The fix is simple: check the tires cold, set them to the placard number, and stop chasing warm-tire readings later in the day.

Gauge Reading What To Do Best Next Step
Matches placard Leave it alone Recheck next month
1 to 2 PSI low Add air in short bursts Recheck that tire in a few days
3 to 5 PSI low Inflate to placard target Watch for a slow leak
More than 5 PSI low Inflate, then inspect closely Have the tire checked for damage
1 to 3 PSI high Bleed air in small taps Recheck after each tap
Well above placard Let air out slowly and retest Check the other three tires too

What Changes By Year, Trim, And Replacement Tires

Not every Toyota RAV4 runs the same wheel and tire setup. LE, XLE, Adventure, TRD Off-Road, Hybrid, and Prime trims can use different tire sizes depending on year and package, so copying a PSI number from another owner can send you the wrong way. Your own door sticker settles it in seconds.

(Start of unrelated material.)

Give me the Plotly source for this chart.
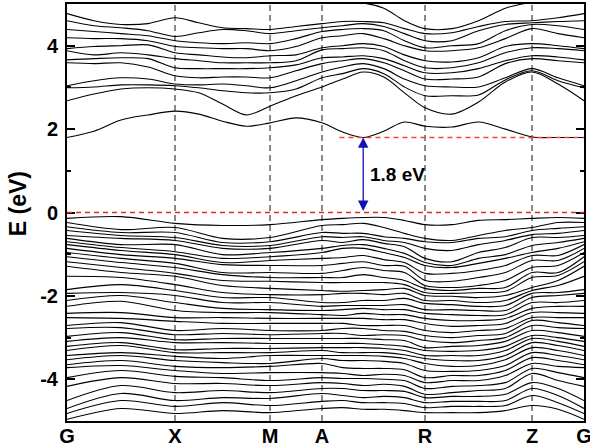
import numpy as np
import plotly.graph_objects as go

# ---- k-path -------------------------------------------------------------
K_LABELS = ["G", "X", "M", "A", "R", "Z", "G"]
K_NODES = [0.0, 1.0, 1.880, 2.361, 3.315, 4.306, 4.787]
SEG_STEPS = [4, 4, 2, 5, 4, 2]          # sampled k-points per segment

k = []
for i, n in enumerate(SEG_STEPS):
    k.extend(np.linspace(K_NODES[i], K_NODES[i + 1], n, endpoint=False))
k.append(K_NODES[-1])
k = np.array(k)

# valence levels are tabulated on a subset of the k-points
VB_IDX = [0, 2, 4, 6, 8, 10, 11, 12, 13, 14, 15, 16, 17, 18, 19, 20, 21]

# ---- conduction bands (eV), one row per band ------------------------------
CB1 = [1.80, 1.95, 2.22, 2.34, 2.43, 2.36, 2.19, 2.07, 2.15, 2.27, 2.15, 1.93, 1.80, 1.95, 2.17, 2.07, 2.05, 2.17, 2.00, 1.81, 1.80, 1.80]
CB2 = [2.68, 2.84, 2.96, 2.99, 2.96, 2.87, 2.60, 2.34, 2.55, 2.80, 3.01, 3.20, 3.37, 3.25, 2.87, 2.51, 2.36, 2.65, 3.13, 3.37, 3.08, 2.68]
CB3 = [2.99, 3.01, 3.06, 3.06, 3.04, 2.99, 2.92, 2.87, 2.87, 2.96, 3.23, 3.33, 3.45, 3.33, 3.01, 2.80, 2.80, 2.82, 3.18, 3.40, 3.16, 2.99]
CB4 = [3.04, 3.16, 3.23, 3.20, 3.08, 3.06, 3.08, 3.04, 2.99, 3.16, 3.37, 3.49, 3.57, 3.45, 3.20, 3.04, 3.01, 3.01, 3.23, 3.45, 3.23, 3.04]
CB5 = [3.59, 3.57, 3.59, 3.49, 3.28, 3.23, 3.25, 3.25, 3.23, 3.40, 3.57, 3.64, 3.69, 3.59, 3.40, 3.20, 3.20, 3.25, 3.57, 3.69, 3.64, 3.59]
CB6 = [3.66, 3.69, 3.71, 3.69, 3.47, 3.45, 3.45, 3.45, 3.47, 3.54, 3.71, 3.73, 3.76, 3.69, 3.52, 3.35, 3.35, 3.45, 3.64, 3.76, 3.73, 3.66]
CB7 = [3.88, 3.78, 3.83, 3.78, 3.69, 3.64, 3.59, 3.59, 3.59, 3.64, 3.90, 3.93, 3.95, 3.88, 3.64, 3.47, 3.47, 3.59, 3.83, 3.95, 3.93, 3.88]
CB8 = [3.93, 3.98, 4.00, 4.02, 3.83, 3.78, 3.73, 3.71, 3.76, 3.78, 3.95, 4.00, 4.05, 3.98, 3.78, 3.64, 3.61, 3.71, 3.98, 4.05, 4.00, 3.93]
CB9 = [4.19, 4.17, 4.17, 4.12, 3.98, 3.95, 3.93, 3.93, 3.88, 3.98, 4.19, 4.24, 4.29, 4.17, 4.00, 3.88, 3.88, 3.95, 4.17, 4.41, 4.29, 4.19]
CB10 = [4.39, 4.34, 4.29, 4.24, 4.12, 4.07, 4.05, 4.07, 4.05, 4.17, 4.34, 4.39, 4.41, 4.36, 4.12, 3.95, 4.00, 4.05, 4.36, 4.51, 4.48, 4.39]
CB11 = [4.60, 4.48, 4.43, 4.36, 4.22, 4.31, 4.39, 4.36, 4.29, 4.36, 4.43, 4.48, 4.53, 4.46, 4.29, 4.12, 4.12, 4.36, 4.51, 4.55, 4.58, 4.60]
CB12 = [4.77, 4.60, 4.51, 4.53, 4.67, 4.55, 4.43, 4.41, 4.39, 4.46, 4.53, 4.58, 4.58, 4.55, 4.41, 4.29, 4.31, 4.46, 4.58, 4.60, 4.67, 4.77]
CB13 = [5.30, 5.25, 5.20, 5.15, 5.10, 5.05, 5.02, 5.02, 5.02, 5.02, 5.02, 5.02, 5.02, 4.90, 4.60, 4.41, 4.41, 4.60, 4.90, 5.05, 5.20, 5.30]
CONDUCTION = [CB1, CB2, CB3, CB4, CB5, CB6, CB7, CB8, CB9, CB10, CB11, CB12, CB13]

# ---- valence levels (eV), one list per k-point of VB_IDX ------------------
VB_G = [-0.14, -0.24, -0.34, -0.43, -0.55, -0.62, -0.70, -0.77, -0.86, -0.96, -1.06, -1.18, -1.29, -1.53, -1.85, -1.94, -2.11, -2.25, -2.42, -2.52, -2.71, -2.78, -2.97, -3.09, -3.21, -3.31, -3.43, -3.53, -3.65, -3.72, -3.96, -4.17, -4.51, -4.70, -4.82, -4.96]
VB_GX = [-0.10, -0.41, -0.48, -0.55, -0.62, -0.77, -0.84, -0.91, -1.01, -1.10, -1.20, -1.32, -1.44, -1.56, -1.73, -1.92, -1.99, -2.13, -2.40, -2.54, -2.64, -2.76, -2.88, -3.00, -3.12, -3.19, -3.36, -3.43, -3.55, -3.67, -3.79, -3.96, -4.15, -4.34, -4.51, -4.70]
VB_X = [-0.26, -0.36, -0.48, -0.60, -0.67, -0.77, -0.94, -1.01, -1.10, -1.22, -1.32, -1.46, -1.53, -1.73, -1.87, -1.99, -2.16, -2.35, -2.52, -2.61, -2.83, -2.93, -3.05, -3.12, -3.29, -3.36, -3.45, -3.55, -3.69, -3.79, -3.93, -4.10, -4.32, -4.51, -4.65, -4.82]
VB_XM = [-0.31, -0.62, -0.72, -0.79, -0.86, -1.01, -1.10, -1.20, -1.25, -1.44, -1.49, -1.63, -1.75, -1.92, -2.04, -2.16, -2.30, -2.40, -2.52, -2.66, -2.78, -2.90, -3.02, -3.12, -3.26, -3.36, -3.50, -3.60, -3.72, -3.86, -3.96, -4.10, -4.27, -4.44, -4.56, -4.75]
VB_M = [-0.29, -0.60, -0.70, -0.79, -0.86, -0.96, -1.06, -1.15, -1.27, -1.44, -1.56, -1.65, -1.82, -1.97, -2.04, -2.16, -2.33, -2.40, -2.54, -2.66, -2.83, -2.93, -3.02, -3.14, -3.26, -3.36, -3.43, -3.62, -3.69, -3.84, -4.03, -4.15, -4.32, -4.46, -4.63, -4.80]
VB_A = [-0.17, -0.31, -0.48, -0.58, -0.67, -0.86, -0.96, -1.10, -1.27, -1.46, -1.56, -1.68, -1.87, -1.97, -2.16, -2.25, -2.35, -2.45, -2.54, -2.66, -2.83, -2.90, -3.02, -3.14, -3.24, -3.31, -3.43, -3.50, -3.62, -3.84, -3.96, -4.08, -4.22, -4.34, -4.53, -4.70]
VB_AR1 = [-0.14, -0.29, -0.50, -0.60, -0.72, -0.79, -0.86, -1.08, -1.22, -1.39, -1.56, -1.68, -1.89, -1.94, -2.16, -2.23, -2.33, -2.47, -2.54, -2.66, -2.78, -2.90, -3.02, -3.14, -3.24, -3.36, -3.43, -3.55, -3.72, -3.86, -3.98, -4.10, -4.22, -4.39, -4.51, -4.68]
VB_AR2 = [-0.12, -0.26, -0.50, -0.58, -0.65, -0.77, -0.86, -1.03, -1.18, -1.32, -1.49, -1.68, -1.87, -1.94, -2.11, -2.23, -2.30, -2.42, -2.54, -2.71, -2.78, -2.95, -3.02, -3.14, -3.24, -3.36, -3.43, -3.55, -3.74, -3.91, -3.98, -4.15, -4.27, -4.44, -4.56, -4.72]
VB_AR3 = [-0.12, -0.36, -0.58, -0.67, -0.74, -0.86, -0.96, -1.13, -1.27, -1.39, -1.56, -1.68, -1.85, -1.97, -2.11, -2.23, -2.33, -2.45, -2.57, -2.71, -2.83, -2.93, -3.05, -3.17, -3.26, -3.36, -3.45, -3.57, -3.74, -3.88, -4.00, -4.12, -4.27, -4.41, -4.56, -4.72]
VB_AR4 = [-0.19, -0.50, -0.62, -0.72, -0.82, -0.98, -1.08, -1.20, -1.29, -1.44, -1.63, -1.73, -1.82, -1.94, -2.06, -2.21, -2.33, -2.45, -2.57, -2.71, -2.85, -2.95, -3.07, -3.21, -3.31, -3.41, -3.50, -3.62, -3.77, -3.91, -4.03, -4.17, -4.29, -4.44, -4.58, -4.75]
VB_R = [-0.29, -0.62, -0.70, -0.86, -1.10, -1.20, -1.27, -1.46, -1.63, -1.75, -1.82, -1.92, -1.99, -2.11, -2.18, -2.33, -2.42, -2.54, -2.66, -2.83, -2.95, -3.07, -3.24, -3.31, -3.43, -3.50, -3.62, -3.79, -3.96, -4.08, -4.22, -4.36, -4.44, -4.56, -4.68, -4.80]
VB_RZ1 = [-0.29, -0.67, -0.72, -0.91, -1.18, -1.27, -1.32, -1.46, -1.65, -1.80, -1.87, -1.94, -2.01, -2.11, -2.21, -2.33, -2.45, -2.59, -2.73, -2.88, -3.00, -3.12, -3.21, -3.33, -3.43, -3.55, -3.69, -3.81, -3.91, -4.03, -4.17, -4.32, -4.41, -4.53, -4.65, -4.80]
VB_RZ2 = [-0.19, -0.55, -0.62, -0.77, -0.96, -1.10, -1.22, -1.39, -1.56, -1.75, -1.82, -1.92, -2.04, -2.16, -2.25, -2.35, -2.47, -2.59, -2.71, -2.83, -2.95, -3.07, -3.19, -3.31, -3.43, -3.55, -3.67, -3.79, -3.91, -4.03, -4.15, -4.27, -4.41, -4.53, -4.65, -4.80]
VB_RZ3 = [-0.17, -0.43, -0.58, -0.67, -0.84, -1.01, -1.10, -1.27, -1.44, -1.63, -1.80, -1.89, -1.99, -2.11, -2.23, -2.35, -2.45, -2.54, -2.66, -2.78, -2.90, -3.00, -3.09, -3.21, -3.31, -3.43, -3.53, -3.67, -3.79, -3.91, -4.08, -4.22, -4.36, -4.51, -4.63, -4.75]
VB_Z = [-0.14, -0.36, -0.43, -0.53, -0.60, -0.79, -0.96, -1.03, -1.15, -1.32, -1.44, -1.56, -1.80, -1.87, -1.94, -2.04, -2.16, -2.30, -2.40, -2.52, -2.59, -2.71, -2.83, -2.95, -3.02, -3.12, -3.24, -3.36, -3.48, -3.62, -3.74, -3.86, -4.08, -4.22, -4.39, -4.63]
VB_ZG = [-0.12, -0.24, -0.38, -0.50, -0.60, -0.72, -0.86, -1.03, -1.15, -1.27, -1.44, -1.51, -1.63, -1.75, -1.92, -1.99, -2.16, -2.25, -2.40, -2.52, -2.64, -2.76, -2.88, -3.00, -3.09, -3.19, -3.31, -3.43, -3.55, -3.69, -3.84, -4.03, -4.22, -4.39, -4.56, -4.72]
VALENCE_BY_K = [VB_G, VB_GX, VB_X, VB_XM, VB_M, VB_A, VB_AR1, VB_AR2, VB_AR3,
                VB_AR4, VB_R, VB_RZ1, VB_RZ2, VB_RZ3, VB_Z, VB_ZG, VB_G]

E_TICKS = [-4, -2, 0, 2, 4]
E_TICK_TEXT = ["-4", "-2", "0", "2", "4"]

VBM = 0.0
GAP = 1.8

FONT = "Arial, Liberation Sans, sans-serif"

fig = go.Figure()

band_line = dict(color="black", width=1.1, shape="spline", smoothing=0.9)
for band in CONDUCTION:
    fig.add_trace(go.Scatter(x=k, y=band, mode="lines", line=band_line,
                             hoverinfo="skip", showlegend=False))

k_vb = k[VB_IDX]
for band in np.array(VALENCE_BY_K).T:
    fig.add_trace(go.Scatter(x=k_vb, y=band, mode="lines", line=band_line,
                             hoverinfo="skip", showlegend=False))

# high-symmetry separators
for kn in K_NODES[1:-1]:
    fig.add_shape(type="line", xref="x", yref="paper", x0=kn, x1=kn, y0=0, y1=1,
                  line=dict(color="#3a3a3a", width=1.2, dash="6px,4px"), layer="below")

# band edges
cbm_k = k[int(np.argmin(CB1[8:16])) + 8]
fig.add_shape(type="line", xref="x", yref="y", x0=0, x1=K_NODES[-1], y0=VBM, y1=VBM,
              line=dict(color="#e8262a", width=1.4, dash="5px,4px"))
fig.add_shape(type="line", xref="x", yref="y", x0=cbm_k - 0.22, x1=K_NODES[-1],
              y0=VBM + GAP, y1=VBM + GAP,
              line=dict(color="#ff3c3c", width=1.5, dash="5px,4px"))

# gap arrow and label
fig.add_annotation(x=cbm_k, y=VBM + GAP, ax=cbm_k, ay=VBM, xref="x", yref="y",
                   axref="x", ayref="y", text="", showarrow=True,
                   arrowhead=2, arrowside="end+start", arrowsize=1.6,
                   arrowwidth=1.3, arrowcolor="#1010b8")
fig.add_annotation(x=cbm_k + 0.04, y=VBM + GAP / 2, xref="x", yref="y",
                   text=f"<b>{GAP:.1f} eV</b>", showarrow=False,
                   xanchor="left", yanchor="middle",
                   font=dict(family=FONT, size=19, color="black"))

# energy axis title, set slightly above the axis centre
fig.add_annotation(x=-0.095, y=0.522, xref="paper", yref="paper",
                   text="<b>E (eV)</b>", textangle=-90, showarrow=False,
                   xanchor="center", yanchor="middle",
                   font=dict(family=FONT, size=23, color="black"))

fig.update_layout(
    width=590, height=448,
    margin=dict(l=67, r=6, t=4, b=27),
    paper_bgcolor="white", plot_bgcolor="white",
    font=dict(family=FONT, color="black"),
    xaxis=dict(
        range=[0, K_NODES[-1]], tickvals=K_NODES, ticktext=K_LABELS,
        showgrid=False, zeroline=False, ticks="",
        showline=True, mirror=True, linecolor="black", linewidth=2,
        tickfont=dict(family=FONT, size=20, color="black", weight="bold"),
        ticklabelstandoff=-4, ticklabeloverflow="allow",
        automargin=False,
    ),
    yaxis=dict(
        range=[-5, 5], tickvals=E_TICKS, ticktext=E_TICK_TEXT,
        showgrid=False, zeroline=False,
        ticks="inside", ticklen=8, tickwidth=2, tickcolor="black",
        minor=dict(tickmode="linear", tick0=0, dtick=1, ticks="inside",
                   ticklen=4, tickwidth=1.5, tickcolor="black"),
        showline=True, mirror="ticks", linecolor="black", linewidth=2,
        tickfont=dict(family=FONT, size=20, color="black", weight="bold"),
        ticklabelstandoff=3,
        automargin=False,
    ),
)

fig.write_html("out.html")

If your RAV4 no longer wears the factory tires, the placard still rules as long as the replacement tires match the approved size and load rating. If the size changed, get the proper pressure target for that exact setup and keep the note in the glove box.

Should You Air Down For Extra Grip?

For normal street driving, no. Running below the placard on paved roads heats the tire more, hurts wear, and makes the vehicle feel sloppier in turns. Off-pavement driving calls for its own method, speed limits, and reinflation plan before you head back onto the road.

If your RAV4 sees daily commuting, school runs, and weekend errands, stick with the placard pressure and check it on schedule.

A Five Minute Routine That Works

Once you have done this a couple of times, the whole routine becomes muscle memory. Open the door, read the placard, check each tire cold, adjust in short bursts, and cap the valves again.

Use this short checklist:

  • Check pressure when the RAV4 has been parked
  • Use the driver-door placard, not the tire sidewall
  • Set front and rear tires to their listed targets
  • Recheck any tire that keeps dropping
  • Scan the tread while you are already down there

Do that once a month, and your RAV4 tires will tell a better story on the road and in the tread. The ride stays more settled, the wear pattern stays cleaner, and you catch small air-loss problems before they turn into a ruined tire or an annoying dash light.